The agreement also relates to mutual legal assistance in matters relating to execution of arbitration awards, service of summons, taking of evidence, etc.
In Dr. Devika Damji Shah v. Rashmi Mukesh Shah & Anr. [2012 Vol. 114 (5) Bom LR 2757] it was argued before the Hon'ble Bombay High Court by Mr. Rajesh Shah (appearing for Respondents) that since the agreement was gazette, it the Gazette Notification under which the agreement between the Republic of India and the United Arab Emirates was gazetted. That agreement deals with “Juridical and judicial cooperation in civil and commercial matters for the service of execution of judgments and arbitral awards.”   Mr. Shah argued that the executability of the grant of probate under the judgment of the Court of Dubai   is   also  circumscribed   by   the   same  provisions. The national law in India applicable in such a case would be Section 63 of the Indian Succession Act; the national law of Dubai is the Sharia law which does not recognize any such testamentary disposition.

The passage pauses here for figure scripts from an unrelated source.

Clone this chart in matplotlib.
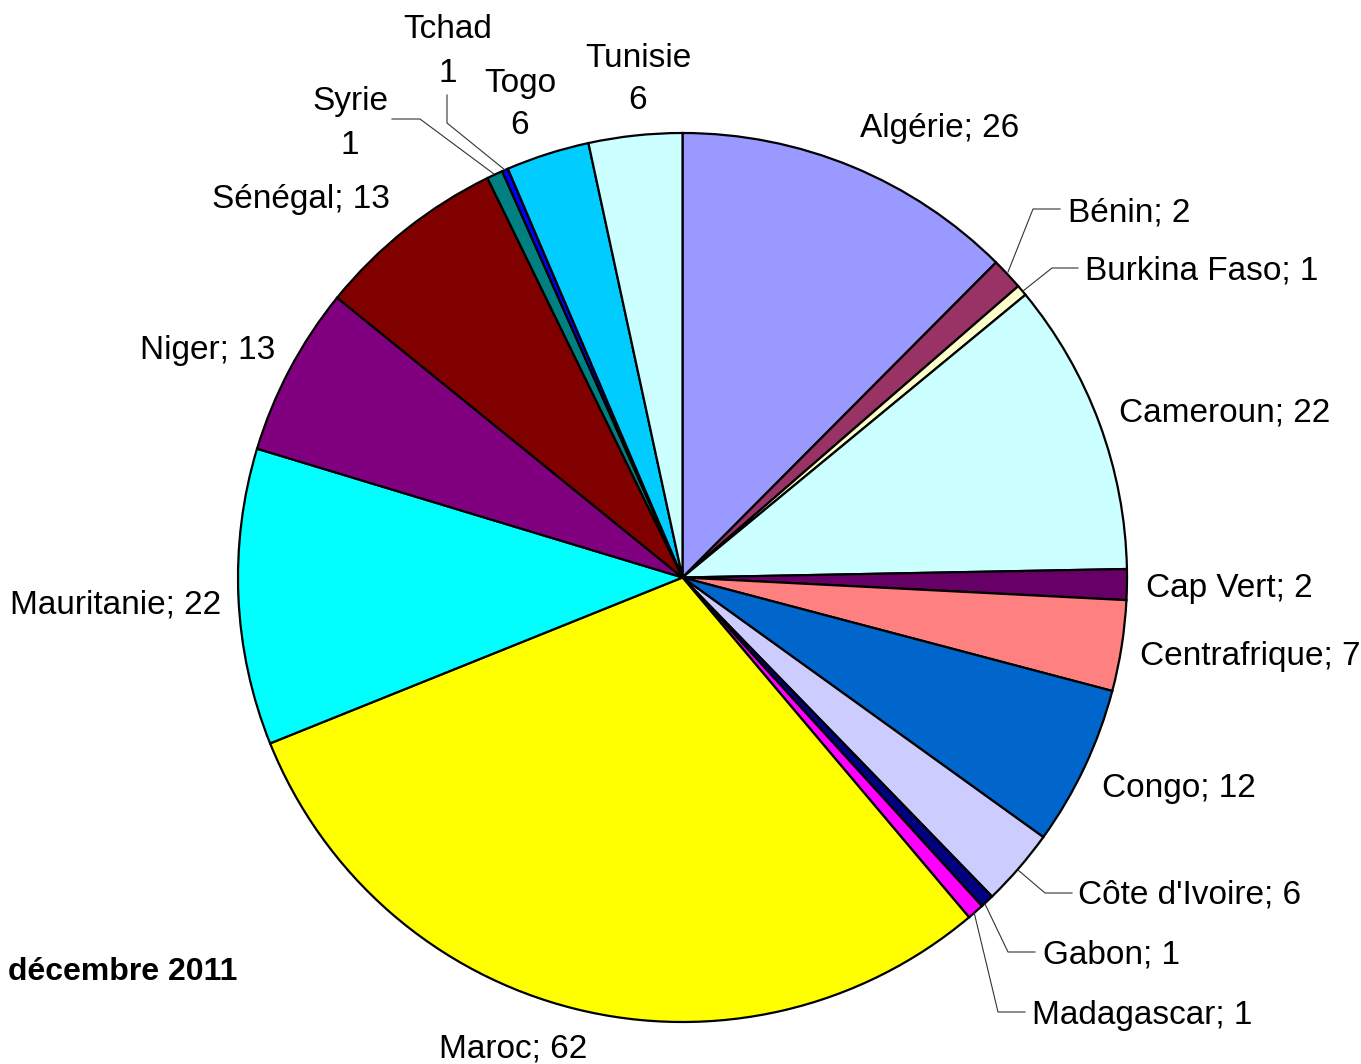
import matplotlib
matplotlib.use("Agg")
import matplotlib.pyplot as plt

countries = ["Algérie", "Bénin", "Burkina Faso", "Cameroun", "Cap Vert", "Centrafrique",
             "Congo", "Côte d'Ivoire", "Gabon", "Madagascar", "Maroc", "Mauritanie",
             "Niger", "Sénégal", "Syrie", "Tchad", "Togo", "Tunisie"]
# values printed in the labels
values = [26, 2, 1, 22, 2, 7, 12, 6, 1, 1, 62, 22, 13, 13, 1, 1, 6, 6]
# slice sizes as drawn in the picture (measured from the wedge angles)
shares = [25.7, 2.4, 0.83, 22.0, 2.3, 6.8, 12.0, 5.8, 1.03, 1.26, 62.0, 22.2,
          12.7, 14.3, 1.2, 0.46, 6.25, 7.0]
colors = ["#9999FF", "#993366", "#FFFFCC", "#CCFFFF", "#660066", "#FF8080",
          "#0066CC", "#CCCCFF", "#000080", "#FF00FF", "#FFFF00", "#00FFFF",
          "#800080", "#800000", "#008080", "#0000FF", "#00CCFF", "#CCFFFF"]
title = "décembre 2011"

W, H = 1361, 1064
plt.rcParams['font.family'] = ['Liberation Sans', 'DejaVu Sans']
fig = plt.figure(figsize=(W / 100, H / 100), dpi=100)
ax = fig.add_axes([0, 0, 1, 1])

def Y(py):
    return H - py

cx, cy, R = 682.5, Y(577.5), 444.5
ax.pie(shares, colors=colors, startangle=90, counterclock=False,
       center=(cx, cy), radius=R, frame=True,
       wedgeprops=dict(edgecolor='black', linewidth=1.6))
ax.set_xlim(0, W)
ax.set_ylim(0, H)
ax.set_aspect('equal')
ax.axis('off')

fs = 24
lab = dict(zip(countries, values))
# label placement: (x, y-center of caps, ha)
single = {
    "Algérie": (940, 125, 'center'),
    "Bénin": (1068, 210, 'left'),
    "Burkina Faso": (1085, 268, 'left'),
    "Cameroun": (1119, 410, 'left'),
    "Cap Vert": (1146, 585, 'left'),
    "Centrafrique": (1140, 653, 'left'),
    "Congo": (1102, 785, 'left'),
    "Côte d'Ivoire": (1078, 892, 'left'),
    "Gabon": (1043, 952, 'left'),
    "Madagascar": (1032, 1012, 'left'),
    "Maroc": (513, 1045, 'center'),
    "Mauritanie": (116, 602, 'center'),
    "Niger": (208, 347, 'center'),
    "Sénégal": (301, 196, 'center'),
}
double = {
    "Syrie": (350, 98, 142),
    "Tchad": (448, 26, 70),
    "Togo": (520, 80, 122),
    "Tunisie": (638, 55, 97),
}
off = 12
for c, (x, y, ha) in single.items():
    ax.text(x, Y(y + off), f"{c}; {lab[c]}", fontsize=fs, ha=ha, va='baseline')
for c, (x, y1, y2) in double.items():
    ax.text(x, Y(y1 + off), c, fontsize=fs, ha='center', va='baseline')
    ax.text(x, Y(y2 + off), str(lab[c]), fontsize=fs, ha='center', va='baseline')

leaders = [
    [(1008, 272), (1033, 209), (1060, 209)],
    [(1023, 291), (1052, 268), (1078, 268)],
    [(1018, 870), (1045, 893), (1072, 893)],
    [(985, 904), (1008, 952), (1035, 952)],
    [(974, 912), (998, 1012), (1025, 1012)],
    [(392, 119), (420, 119), (494, 174)],
    [(447, 95), (447, 123), (505, 170)],
]
for pts in leaders:
    ax.plot([p[0] for p in pts], [Y(p[1]) for p in pts], color='#333333', lw=0.8)

ax.text(8, Y(968 + 12), title, fontsize=23, fontweight='bold', ha='left', va='baseline')

fig.savefig("out.png", dpi=100)
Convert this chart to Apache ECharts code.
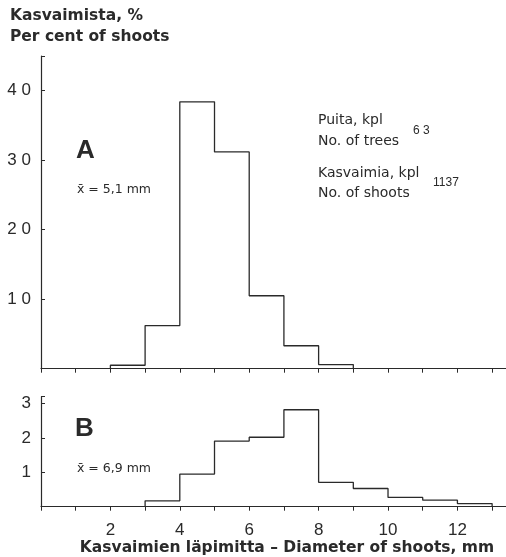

Ms. Bookwala (appearing for the Appellants) argued   that   the   agreement   does   not   even constitute a notification showing Dubai as reciprocating territory since the notification is required to show that the country so notified is a reciprocating territory under Section 44­A and cannot be taken to be or deemed to be such a territory by virtue of a bilateral treaty or agreement.
On the facts of that case, the question was never finally decided. At present, courts do not enforce judgments of UAE as judgments of a reciprocating State. But is that a procedure or practice followed in error? I have presented to the readers contentions for both sides and leave them to decide which view they find more reasonable.